> **Written problem**
Take every line from the listing below that contains "this".

+++ Supplied material +++

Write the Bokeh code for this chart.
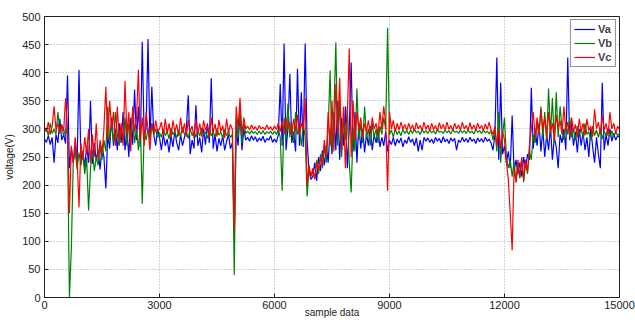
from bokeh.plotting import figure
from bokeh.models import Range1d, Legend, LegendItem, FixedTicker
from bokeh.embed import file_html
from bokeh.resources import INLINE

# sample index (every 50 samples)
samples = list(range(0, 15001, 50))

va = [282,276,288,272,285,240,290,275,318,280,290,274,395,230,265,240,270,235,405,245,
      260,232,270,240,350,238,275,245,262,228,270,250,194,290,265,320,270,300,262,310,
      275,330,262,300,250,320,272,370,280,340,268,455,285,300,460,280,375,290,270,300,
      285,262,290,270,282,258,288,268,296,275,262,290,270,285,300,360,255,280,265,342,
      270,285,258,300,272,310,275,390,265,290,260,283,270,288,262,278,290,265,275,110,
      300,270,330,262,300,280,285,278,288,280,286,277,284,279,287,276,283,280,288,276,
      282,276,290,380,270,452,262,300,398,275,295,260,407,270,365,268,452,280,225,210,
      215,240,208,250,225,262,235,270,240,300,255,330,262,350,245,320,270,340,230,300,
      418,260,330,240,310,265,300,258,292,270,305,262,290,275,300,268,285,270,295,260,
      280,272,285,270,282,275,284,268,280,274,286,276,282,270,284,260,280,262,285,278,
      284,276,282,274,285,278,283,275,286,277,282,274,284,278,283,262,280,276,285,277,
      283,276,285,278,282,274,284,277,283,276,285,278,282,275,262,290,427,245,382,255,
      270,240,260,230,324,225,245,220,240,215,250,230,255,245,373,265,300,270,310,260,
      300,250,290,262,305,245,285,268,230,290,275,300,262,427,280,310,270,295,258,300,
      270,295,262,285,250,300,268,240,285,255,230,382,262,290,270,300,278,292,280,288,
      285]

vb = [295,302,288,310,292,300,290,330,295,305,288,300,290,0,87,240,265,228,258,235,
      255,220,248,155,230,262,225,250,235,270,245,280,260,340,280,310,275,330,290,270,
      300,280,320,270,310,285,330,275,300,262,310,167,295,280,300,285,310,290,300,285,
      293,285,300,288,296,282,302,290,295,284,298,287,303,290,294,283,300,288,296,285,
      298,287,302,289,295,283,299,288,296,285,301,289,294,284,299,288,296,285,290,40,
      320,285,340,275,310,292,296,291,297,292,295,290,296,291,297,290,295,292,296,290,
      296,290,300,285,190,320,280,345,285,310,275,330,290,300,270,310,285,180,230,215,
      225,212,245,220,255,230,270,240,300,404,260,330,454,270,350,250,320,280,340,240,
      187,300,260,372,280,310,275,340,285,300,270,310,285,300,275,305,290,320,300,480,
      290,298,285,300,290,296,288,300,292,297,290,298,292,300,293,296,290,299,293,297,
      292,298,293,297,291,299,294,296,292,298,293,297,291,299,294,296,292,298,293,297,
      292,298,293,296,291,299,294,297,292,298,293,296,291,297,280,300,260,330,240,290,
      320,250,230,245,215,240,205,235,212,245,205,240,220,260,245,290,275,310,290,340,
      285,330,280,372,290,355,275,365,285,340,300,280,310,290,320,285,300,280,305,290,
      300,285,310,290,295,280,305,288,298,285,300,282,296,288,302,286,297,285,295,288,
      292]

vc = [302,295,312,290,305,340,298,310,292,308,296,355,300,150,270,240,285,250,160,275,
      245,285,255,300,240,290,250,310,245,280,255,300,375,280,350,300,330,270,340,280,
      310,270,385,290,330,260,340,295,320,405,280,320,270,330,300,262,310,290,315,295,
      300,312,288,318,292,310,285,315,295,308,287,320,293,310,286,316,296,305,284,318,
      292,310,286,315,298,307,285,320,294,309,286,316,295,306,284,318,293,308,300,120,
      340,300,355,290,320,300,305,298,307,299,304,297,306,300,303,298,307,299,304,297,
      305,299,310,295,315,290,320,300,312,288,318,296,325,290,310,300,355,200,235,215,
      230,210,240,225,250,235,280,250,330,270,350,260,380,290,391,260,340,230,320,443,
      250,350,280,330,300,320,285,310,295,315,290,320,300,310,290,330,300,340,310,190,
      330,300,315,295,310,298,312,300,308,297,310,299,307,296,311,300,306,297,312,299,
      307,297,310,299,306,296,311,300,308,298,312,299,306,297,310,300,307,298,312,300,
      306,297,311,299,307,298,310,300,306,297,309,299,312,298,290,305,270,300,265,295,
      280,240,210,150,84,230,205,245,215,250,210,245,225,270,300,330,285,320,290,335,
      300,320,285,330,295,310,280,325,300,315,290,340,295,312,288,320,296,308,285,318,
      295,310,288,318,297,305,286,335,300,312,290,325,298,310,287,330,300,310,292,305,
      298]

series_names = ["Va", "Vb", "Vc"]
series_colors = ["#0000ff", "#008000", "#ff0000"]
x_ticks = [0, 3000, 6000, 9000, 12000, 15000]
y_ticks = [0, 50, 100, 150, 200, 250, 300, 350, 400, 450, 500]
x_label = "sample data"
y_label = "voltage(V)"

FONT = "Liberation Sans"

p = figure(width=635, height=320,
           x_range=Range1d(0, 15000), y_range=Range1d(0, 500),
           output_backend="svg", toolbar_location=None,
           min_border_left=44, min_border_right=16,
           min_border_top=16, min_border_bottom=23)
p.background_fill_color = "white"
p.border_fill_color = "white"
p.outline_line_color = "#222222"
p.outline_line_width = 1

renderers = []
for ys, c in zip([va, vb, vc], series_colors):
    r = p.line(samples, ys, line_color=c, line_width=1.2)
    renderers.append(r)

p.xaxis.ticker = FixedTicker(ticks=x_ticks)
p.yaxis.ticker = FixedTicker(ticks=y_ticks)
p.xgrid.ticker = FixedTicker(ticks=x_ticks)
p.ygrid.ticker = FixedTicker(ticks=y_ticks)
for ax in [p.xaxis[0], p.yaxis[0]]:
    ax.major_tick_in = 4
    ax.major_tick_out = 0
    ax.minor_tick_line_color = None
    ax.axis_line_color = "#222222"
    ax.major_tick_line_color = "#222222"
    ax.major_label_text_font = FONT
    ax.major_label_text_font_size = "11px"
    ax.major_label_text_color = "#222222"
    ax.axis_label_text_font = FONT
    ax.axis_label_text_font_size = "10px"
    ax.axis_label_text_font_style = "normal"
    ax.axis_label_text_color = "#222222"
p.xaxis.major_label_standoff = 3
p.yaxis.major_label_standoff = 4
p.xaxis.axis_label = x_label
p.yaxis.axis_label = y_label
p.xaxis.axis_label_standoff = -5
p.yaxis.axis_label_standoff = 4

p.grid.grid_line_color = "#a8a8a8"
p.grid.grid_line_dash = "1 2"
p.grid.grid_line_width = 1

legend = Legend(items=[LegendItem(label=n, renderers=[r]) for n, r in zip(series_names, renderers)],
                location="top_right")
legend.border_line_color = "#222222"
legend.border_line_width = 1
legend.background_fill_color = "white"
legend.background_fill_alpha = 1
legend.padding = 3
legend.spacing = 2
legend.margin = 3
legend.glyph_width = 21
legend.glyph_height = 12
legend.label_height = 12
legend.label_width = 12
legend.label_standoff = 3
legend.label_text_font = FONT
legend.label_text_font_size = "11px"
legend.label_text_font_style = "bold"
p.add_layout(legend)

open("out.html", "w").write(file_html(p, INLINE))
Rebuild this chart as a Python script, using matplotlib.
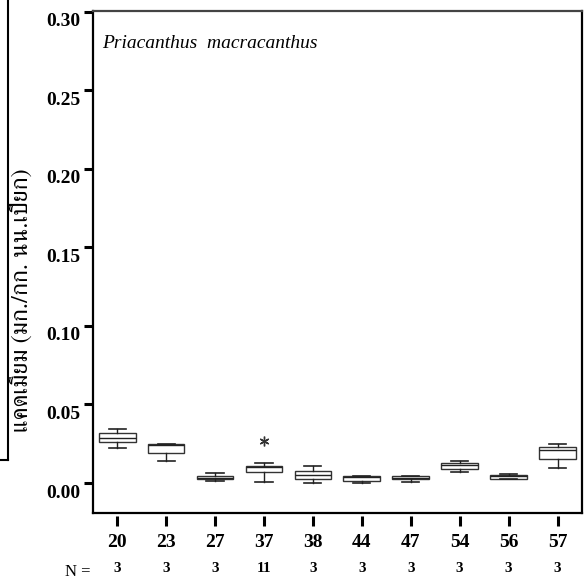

+++

> **Solution below**
Write the Bokeh code for this chart.
Rebuild this chart as a Python script, using matplotlib.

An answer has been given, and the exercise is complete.